Favola Prosecco Extra Dry NV
Favola Prosecco is a notably dry sparkling wine from northern Italy near Treviso. Most of the vineyards are within 60 km of the Slovenian border. Favola Prosecco is made from Glera grapes, which have been famous for their mild palate and zingy acidity for as many years as the area has produced wine. The wine provides flavours of peach and apple on the palate, with just the barest hint of soapiness.
Favola Prosecco is an excellent summer aperitif because of its crisp, refreshing finish. It pairs very well with a variety of appetisers and main dishes, including:
•Antipasti, especially sharp or pungent cheeses or salamis
•Seafood, such as salmon or shrimp
•Lychees, particularly in coconut milk
Unlike other wines that come from Glera grapes, which are as low as 8.5 percent in alcohol content by volume, Favola Prosecco is a middle-of-the-road 11.5 percent alcohol by volume. The pride of northern Italian sparkling wines also differs from its more "high-brow" cousins: Champagnes. Champagne goes through a two-step fermentation process to achieve its bubbly state, but Glera sparkling wines go through only one step that involves increased pressure to create the bubbles.

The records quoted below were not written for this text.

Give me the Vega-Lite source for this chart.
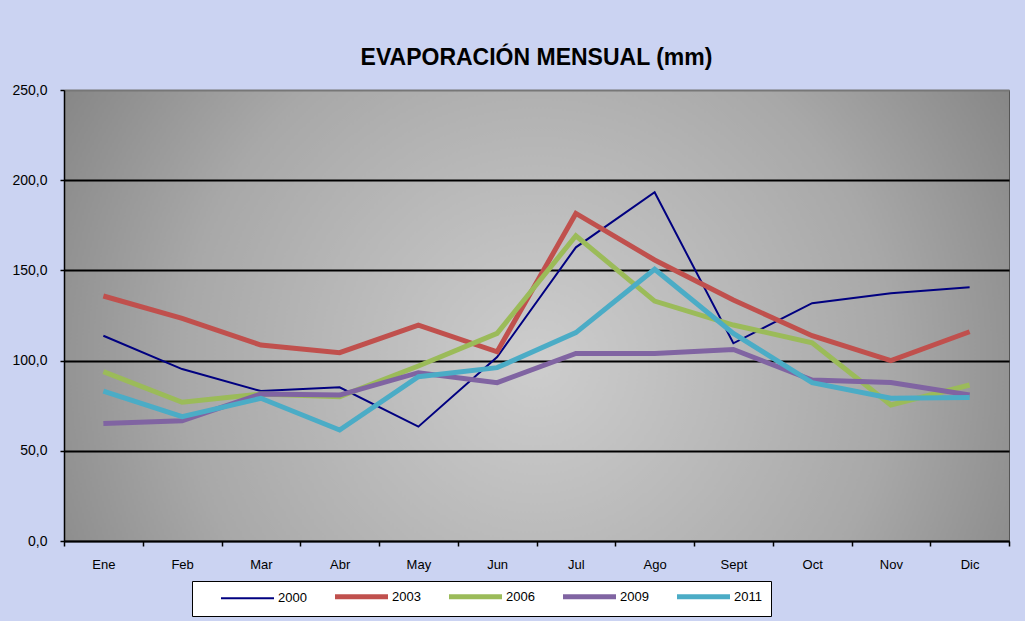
{
  "$schema": "https://vega.github.io/schema/vega-lite/v6.json",
  "width": 945,
  "height": 451,
  "autosize": "none",
  "padding": {"left": 64, "top": 90, "right": 16, "bottom": 80},
  "background": "#cbd3f2",
  "title": {
    "text": "EVAPORACIÓN  MENSUAL (mm)",
    "font": "Liberation Sans",
    "fontSize": 23,
    "fontWeight": "bold",
    "color": "black",
    "anchor": "middle",
    "offset": 13
  },
  "config": {
    "view": {
      "stroke": "#555555",
      "strokeWidth": 1,
      "fill": {
        "gradient": "radial",
        "x1": 0.5, "y1": 0.55, "r1": 0,
        "x2": 0.5, "y2": 0.55, "r2": 0.75,
        "stops": [
          {"offset": 0, "color": "#cdcdcd"},
          {"offset": 0.5, "color": "#a8a8a8"},
          {"offset": 1, "color": "#6a6a6a"}
        ]
      }
    },
    "axis": {
      "labelFont": "Liberation Sans",
      "labelFontSize": 13,
      "labelColor": "black",
      "domainColor": "black",
      "domainWidth": 1.5,
      "tickColor": "black",
      "tickWidth": 1.5,
      "tickSize": 5
    }
  },
  "data": {
    "values": [
      {"mes": "Ene", "anio": "2000", "v": 113.8},
      {"mes": "Feb", "anio": "2000", "v": 95.3},
      {"mes": "Mar", "anio": "2000", "v": 83.1},
      {"mes": "Abr", "anio": "2000", "v": 85.2},
      {"mes": "May", "anio": "2000", "v": 63.4},
      {"mes": "Jun", "anio": "2000", "v": 102.0},
      {"mes": "Jul", "anio": "2000", "v": 162.8},
      {"mes": "Ago", "anio": "2000", "v": 193.3},
      {"mes": "Sept", "anio": "2000", "v": 109.6},
      {"mes": "Oct", "anio": "2000", "v": 131.8},
      {"mes": "Nov", "anio": "2000", "v": 137.3},
      {"mes": "Dic", "anio": "2000", "v": 140.6},
      {"mes": "Ene", "anio": "2003", "v": 135.8},
      {"mes": "Feb", "anio": "2003", "v": 123.4},
      {"mes": "Mar", "anio": "2003", "v": 108.6},
      {"mes": "Abr", "anio": "2003", "v": 104.4},
      {"mes": "May", "anio": "2003", "v": 119.7},
      {"mes": "Jun", "anio": "2003", "v": 104.9},
      {"mes": "Jul", "anio": "2003", "v": 181.6},
      {"mes": "Ago", "anio": "2003", "v": 155.8},
      {"mes": "Sept", "anio": "2003", "v": 133.6},
      {"mes": "Oct", "anio": "2003", "v": 113.8},
      {"mes": "Nov", "anio": "2003", "v": 100.0},
      {"mes": "Dic", "anio": "2003", "v": 116.0},
      {"mes": "Ene", "anio": "2006", "v": 93.9},
      {"mes": "Feb", "anio": "2006", "v": 76.9},
      {"mes": "Mar", "anio": "2006", "v": 81.5},
      {"mes": "Abr", "anio": "2006", "v": 80.0},
      {"mes": "May", "anio": "2006", "v": 97.0},
      {"mes": "Jun", "anio": "2006", "v": 115.1},
      {"mes": "Jul", "anio": "2006", "v": 169.2},
      {"mes": "Ago", "anio": "2006", "v": 133.0},
      {"mes": "Sept", "anio": "2006", "v": 119.7},
      {"mes": "Oct", "anio": "2006", "v": 109.9},
      {"mes": "Nov", "anio": "2006", "v": 75.4},
      {"mes": "Dic", "anio": "2006", "v": 86.5},
      {"mes": "Ene", "anio": "2009", "v": 65.2},
      {"mes": "Feb", "anio": "2009", "v": 66.7},
      {"mes": "Mar", "anio": "2009", "v": 81.5},
      {"mes": "Abr", "anio": "2009", "v": 80.9},
      {"mes": "May", "anio": "2009", "v": 93.3},
      {"mes": "Jun", "anio": "2009", "v": 87.8},
      {"mes": "Jul", "anio": "2009", "v": 104.0},
      {"mes": "Ago", "anio": "2009", "v": 104.0},
      {"mes": "Sept", "anio": "2009", "v": 106.2},
      {"mes": "Oct", "anio": "2009", "v": 89.2},
      {"mes": "Nov", "anio": "2009", "v": 87.8},
      {"mes": "Dic", "anio": "2009", "v": 80.9},
      {"mes": "Ene", "anio": "2011", "v": 83.1},
      {"mes": "Feb", "anio": "2011", "v": 68.9},
      {"mes": "Mar", "anio": "2011", "v": 79.1},
      {"mes": "Abr", "anio": "2011", "v": 61.5},
      {"mes": "May", "anio": "2011", "v": 91.1},
      {"mes": "Jun", "anio": "2011", "v": 96.1},
      {"mes": "Jul", "anio": "2011", "v": 115.5},
      {"mes": "Ago", "anio": "2011", "v": 150.6},
      {"mes": "Sept", "anio": "2011", "v": 115.1},
      {"mes": "Oct", "anio": "2011", "v": 87.8},
      {"mes": "Nov", "anio": "2011", "v": 79.1},
      {"mes": "Dic", "anio": "2011", "v": 79.6}
    ]
  },
  "mark": {"type": "line", "strokeJoin": "miter"},
  "encoding": {
    "x": {
      "field": "mes",
      "type": "nominal",
      "sort": ["Ene","Feb","Mar","Abr","May","Jun","Jul","Ago","Sept","Oct","Nov","Dic"],
      "scale": {"type": "band", "paddingInner": 0, "paddingOuter": 0},
      "axis": {
        "title": null,
        "labelAngle": 0,
        "tickBand": "extent",
        "labelPadding": 12,
        "grid": false
      }
    },
    "y": {
      "field": "v",
      "type": "quantitative",
      "scale": {"domain": [0, 250], "nice": false},
      "axis": {
        "title": null,
        "values": [0, 50, 100, 150, 200, 250],
        "labelExpr": "replace(format(datum.value, '.1f'), '.', ',')",
        "labelFontSize": 14,
        "labelPadding": 13,
        "tickSize": 4,
        "grid": true,
        "gridColor": {"condition": {"test": "datum.value == 250", "value": "#777777"}, "value": "black"},
        "gridWidth": 2
      }
    },
    "color": {
      "field": "anio",
      "type": "nominal",
      "scale": {
        "domain": ["2000","2003","2006","2009","2011"],
        "range": ["#000080","#c0504d","#9bbb59","#8064a2","#4bacc6"]
      },
      "legend": {
        "title": null,
        "orient": "none",
        "legendX": 128,
        "legendY": 491,
        "direction": "horizontal",
        "symbolType": "stroke",
        "symbolSize": 64,
        "symbolOffset": 40,
        "labelFont": "Liberation Sans",
        "labelFontSize": 13,
        "labelColor": "black",
        "labelOffset": 24,
        "columnPadding": 8,
        "fillColor": "white",
        "strokeColor": "black",
        "padding": 9,
        "encode": {
          "symbols": {
            "update": {
              "size": {"value": 2809},
              "strokeWidth": {"signal": "datum.value === '2000' ? 2 : 5"}
            }
          }
        }
      }
    },
    "strokeWidth": {
      "condition": {"test": "datum.anio === '2000'", "value": 2},
      "value": 5
    }
  }
}
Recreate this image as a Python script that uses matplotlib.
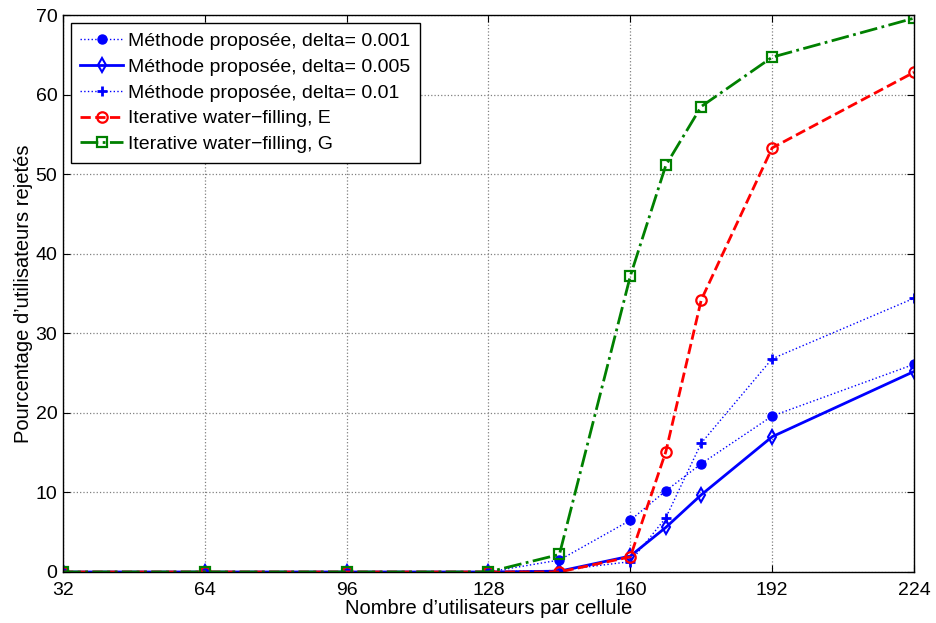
import numpy as np
import matplotlib.pyplot as plt

plt.rcParams['font.family'] = ['Liberation Sans', 'DejaVu Sans']

# nombre d'utilisateurs par cellule
users = [32, 64, 96, 128, 144, 160, 168, 176, 192, 224]

# pourcentage d'utilisateurs rejetes
prop_001 = [0, 0, 0, 0, 1.5, 6.5, 10.2, 13.6, 19.6, 26.1]
prop_005 = [0, 0, 0, 0, 0.1, 2.0, 5.6, 9.7, 17.0, 25.2]
prop_01 = [0, 0, 0, 0, 0.2, 1.3, 6.8, 16.2, 26.8, 34.4]
iwf_e = [0, 0, 0, 0, 0, 1.9, 15.1, 34.2, 53.3, 62.8]
iwf_g = [0, 0, 0, 0, 2.2, 37.2, 51.1, 58.5, 64.7, 69.6]

fig = plt.figure(figsize=(9.36, 6.23), dpi=100)
ax = fig.add_axes([0.0673, 0.0819, 0.9092, 0.894])

ax.plot(users, prop_001, ':', color='blue', lw=1, marker='o', ms=6.5,
        label='Méthode proposée, delta= 0.001')
ax.plot(users, prop_005, '-', color='blue', lw=2, marker='d', ms=7.5,
        mfc='none', mew=1.5, label='Méthode proposée, delta= 0.005')
ax.plot(users, prop_01, ':', color='blue', lw=1, marker='+', ms=7.5,
        mew=2, label='Méthode proposée, delta= 0.01')
ax.plot(users, iwf_e, '--', color='red', lw=2, marker='o', ms=7.5,
        mfc='none', mew=1.6, label='Iterative water\u2212filling, E')
ax.plot(users, iwf_g, '-.', color='green', lw=2, marker='s', ms=6.5,
        mfc='none', mew=1.6, label='Iterative water\u2212filling, G')

ax.set_xlim(32, 224)
ax.set_ylim(0, 70)
ax.set_xticks([32, 64, 96, 128, 160, 192, 224])
ax.set_yticks(np.arange(0, 71, 10))
ax.tick_params(direction='in', top=True, right=True, labelsize=14, length=5)
ax.tick_params(axis='x', pad=7)
ax.tick_params(axis='y', pad=4)
ax.grid(True, linestyle=':', color='gray', lw=0.9)
for s in ax.spines.values():
    s.set_linewidth(1)

ax.set_xlabel("Nombre d\u2019utilisateurs par cellule", fontsize=14.5, labelpad=0)
ax.set_ylabel("Pourcentage d\u2019utilisateurs rejetés", fontsize=14.5, labelpad=2)

leg = ax.legend(loc='upper left', fontsize=14, fancybox=False, framealpha=1,
                edgecolor='black', borderaxespad=0.4, handlelength=2.2,
                labelspacing=0.42, borderpad=0.5, handletextpad=0.25)
leg.get_frame().set_linewidth(1)

fig.savefig('out.png', dpi=100)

Before 2009, the Glera grapes were known as Prosecco grapes. In 2009, however, Prosecco di Conegliano-Valdobbiadene wines were promoted to the highest level, which is "Denominazione di Origine Controllata e Garantita," or guaranteed designation of origin. This term is shortened to DOCG. When the promotion occurred, it reserved the name "Prosecco" only for wines that came from the region and no longer allowed the name to be used for the variety of grape. The European Union backed up the law and made it illegal for anyone anywhere to call his or her wines "Prosecco," unless the wines in question came from the appropriate region in northern Italy near the Slovenian border.
Interestingly, there are four varieties of Glera grapes: Glera Lungo, Glera Tondo, Glera Nostrano, and Colli Euganei, the latter of which is known colloquially as Serpino. All of them are late-season bloomers and have a high yield per vine. Each has similar palates and tannins, but each of them is also distinctly different. The actual history of each of these subtypes is murky. The various winemakers of the region haven't ever agreed on the history of each subtype. What the world can agree on, however, is that sparkling wines from Glera grapes, especially Favola Prosecco, are zippy and tasty.